Safety Procedures to Implement on your Farm or Ranch
1. Note Equipment Needing Repair
Take an inventory of loose platforms or handrails and obstructed pathways. Once you’ve completed your list, begin tackling repairs immediately. And don’t forget your LP and natural gas lines. Make sure they’ve been inspected and are in good working order.
2. Create an Electrical Safety Protocol
Make sure that a safety protocol is in place for checking all electrical components throughout your farm or ranch, including buildings, equipment, individual connections, wiring and breaker boxes.
3. Always Use Protective Gear
There is nothing more important than equipping yourself with the right safety gear. Use protective equipment like seat belts, gloves, goggles and face shields every time, no matter how quick or easy you think the job will be.
4. Inspect Grain Bins
Pre-season and post-season, do a thorough inspection of your grain bins. Check the walls, roof and foundation for issues. Make sure all fans and conveyors are working properly. Verify that signage is visible. Remove objects that clutter walkways and could lead to fall injuries. And discuss the importance of cleaning spilled whole grain and dust with your employees.
5. Invest in Machine Guarding
This can go a long way toward keeping you and your farm and ranch workers safe. Investing in proper machine guarding and regular equipment maintenance reduces the likelihood of accidents for operators and keeps flying debris away from other workers in the area. Machine guards double as a way to increase your space by reducing the hazard area for the machine, and it keeps cleanup contained to a smaller area.
6. Install Roll-Over Protective Structure (ROPS) on Tractors
Tractor overturns are a leading cause of death for farm workers. ROPS is a kind of safety equipment that offers the best way to prevent tractor overturn. For maximum safety when operating a tractor, ensure that all equipment is shut off before exiting the tractor cab, and only allow riders if you have a buddy seat with a seat belt.
7. Display the Slow Moving Vehicle Symbol on Equipment
Sometimes you need to take large farm equipment on the road, even on a busy highway. Some 15,000 collisions involving farm vehicles occur on U.S. roadways each year. Put signage on your vehicles that is in good condition and securely attached. The slow moving vehicle (SMV) symbol alerts other drivers of your farm vehicle’s slow speed and low maneuverability. Display the symbol high and on the left, and keep the sign clean so that it is effective.
8. Use Flashers on Public Roads
One essential farm and ranch safety tip: Make sure your equipment follows the lighting recommendations from the American Society of Agricultural Engineers (ASAE).

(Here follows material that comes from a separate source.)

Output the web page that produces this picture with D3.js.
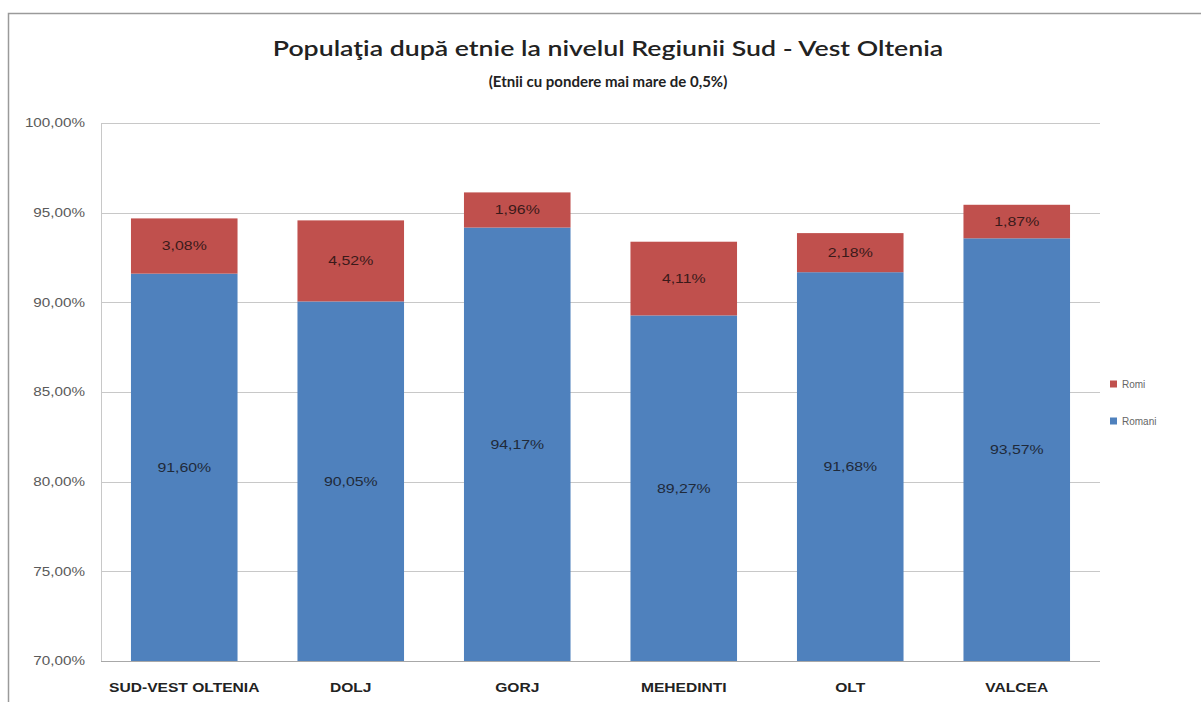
<!DOCTYPE html>
<html>
<head>
<meta charset="utf-8">
<script src="https://cdn.jsdelivr.net/npm/d3@7"></script>
<style>
  body { margin: 0; background: #fff; }
  svg { display: block; }
</style>
</head>
<body>
<div id="chart"></div>
<script>
// Data
const regions = ["SUD-VEST OLTENIA", "DOLJ", "GORJ", "MEHEDINTI", "OLT", "VALCEA"];
const romani = [91.60, 90.05, 94.17, 89.27, 91.68, 93.57];
const romi = [3.08, 4.52, 1.96, 4.11, 2.18, 1.87];
const yTicks = [70, 75, 80, 85, 90, 95, 100];

const width = 1201, height = 702;
const margin = { top: 123, right: 101, bottom: 41, left: 101 };
const sx = 1.27; // the source picture is stretched horizontally

const fmt = v => v.toFixed(2).replace(".", ",") + "%";
const arial = "'Liberation Sans', Arial, sans-serif";

const svg = d3.select("#chart").append("svg")
  .attr("width", width)
  .attr("height", height);

// place a text element at (px, py) with horizontal stretch
const at = (px, py, k = sx) => `translate(${px},${py}) scale(${k},1)`;

// outer frame (cropped at right and bottom)
svg.append("rect")
  .attr("x", 8.5).attr("y", 13.5)
  .attr("width", 1400).attr("height", 900)
  .attr("fill", "none")
  .attr("stroke", "#9a9a9a")
  .attr("stroke-width", 1.5);

const x = d3.scaleBand()
  .domain(regions)
  .range([margin.left, width - margin.right])
  .paddingInner(0.36)
  .paddingOuter(0.18);

const y = d3.scaleLinear()
  .domain([70, 100])
  .range([height - margin.bottom, margin.top]);

// gridlines
svg.append("g")
  .selectAll("line")
  .data(yTicks)
  .join("line")
  .attr("x1", margin.left).attr("x2", width - margin.right)
  .attr("y1", d => Math.round(y(d)) + 0.5).attr("y2", d => Math.round(y(d)) + 0.5)
  .attr("stroke", d => d === 70 ? "#a8a8a8" : "#c8c8c8");

// y axis line
svg.append("line")
  .attr("x1", margin.left + 0.5).attr("x2", margin.left + 0.5)
  .attr("y1", y(100)).attr("y2", y(70))
  .attr("stroke", "#c8c8c8");

// y tick labels
svg.append("g")
  .selectAll("text")
  .data(yTicks)
  .join("text")
  .attr("transform", d => at(85, y(d)))
  .attr("dy", "0.35em")
  .attr("text-anchor", "end")
  .style("font-family", arial)
  .style("font-size", "12px")
  .attr("fill", "#5a5a5a")
  .text(d => d.toFixed(2).replace(".", ",") + "%");

const rows = regions.map((r, i) => ({ region: r, romani: romani[i], romi: romi[i] }));

// Romani bars
svg.append("g")
  .selectAll("rect")
  .data(rows)
  .join("rect")
  .attr("x", d => x(d.region))
  .attr("width", x.bandwidth())
  .attr("y", d => y(d.romani))
  .attr("height", d => y(70) - y(d.romani))
  .attr("fill", "#4f81bd");

// Romi bars
svg.append("g")
  .selectAll("rect")
  .data(rows)
  .join("rect")
  .attr("x", d => x(d.region))
  .attr("width", x.bandwidth())
  .attr("y", d => y(d.romani + d.romi))
  .attr("height", d => y(d.romani) - y(d.romani + d.romi))
  .attr("fill", "#c0504d");

// value labels
svg.append("g")
  .selectAll("text")
  .data(rows)
  .join("text")
  .attr("transform", d => at(x(d.region) + x.bandwidth() / 2, (y(70) + y(d.romani)) / 2))
  .attr("dy", "0.35em")
  .attr("text-anchor", "middle")
  .style("font-family", arial)
  .style("font-size", "12.5px")
  .attr("fill", "#1f2a3a")
  .text(d => fmt(d.romani));

svg.append("g")
  .selectAll("text")
  .data(rows)
  .join("text")
  .attr("transform", d => at(x(d.region) + x.bandwidth() / 2, (y(d.romani) + y(d.romani + d.romi)) / 2))
  .attr("dy", "0.35em")
  .attr("text-anchor", "middle")
  .style("font-family", arial)
  .style("font-size", "12.5px")
  .attr("fill", "#3a1a1a")
  .text(d => fmt(d.romi));

// category labels
svg.append("g")
  .selectAll("text")
  .data(regions)
  .join("text")
  .attr("transform", d => at(x(d) + x.bandwidth() / 2, 687, 1.2))
  .attr("dy", "0.35em")
  .attr("text-anchor", "middle")
  .style("font-family", arial)
  .style("font-size", "13px")
  .style("font-weight", "bold")
  .attr("fill", "#222")
  .text(d => d);

// title
svg.append("text")
  .attr("transform", at(608, 56))
  .attr("text-anchor", "middle")
  .style("font-family", "Lato, 'Open Sans', sans-serif")
  .style("font-size", "21px")
  .style("font-weight", "600")
  .attr("fill", "#222")
  .text("Populaţia după etnie la nivelul Regiunii Sud - Vest Oltenia");

svg.append("text")
  .attr("transform", at(608, 87, 1))
  .attr("text-anchor", "middle")
  .style("font-family", "Lato, 'Open Sans', sans-serif")
  .style("font-size", "15px")
  .style("font-weight", "bold")
  .attr("fill", "#222")
  .text("(Etnii cu pondere mai mare de 0,5%)");

// legend
const legendItems = [["Romi", "#c0504d"], ["Romani", "#4f81bd"]];
const legend = svg.append("g")
  .selectAll("g")
  .data(legendItems)
  .join("g")
  .attr("transform", (d, i) => `translate(1110, ${384 + i * 37})`);

legend.append("rect")
  .attr("x", 0).attr("y", -3.5)
  .attr("width", 7).attr("height", 7)
  .attr("fill", d => d[1]);

legend.append("text")
  .attr("x", 12).attr("y", 0)
  .attr("dy", "0.35em")
  .style("font-family", arial)
  .style("font-size", "10px")
  .attr("fill", "#666")
  .text(d => d[0]);
</script>
</body>
</html>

9. Know Warning Signs of Severe Weather
Large hail with no rain or a sudden drop in the wind can be warning signs of a tornado. If your employees see signs of threatening weather, make sure they know the procedure for getting to safety, no matter where they are at the time.
10. Keep a List of Emergency Contacts
There are many people to notify in an emergency. Create a list of contact information for family members, employees, employee family members, suppliers and anyone who is regularly tied to your farm or ranch.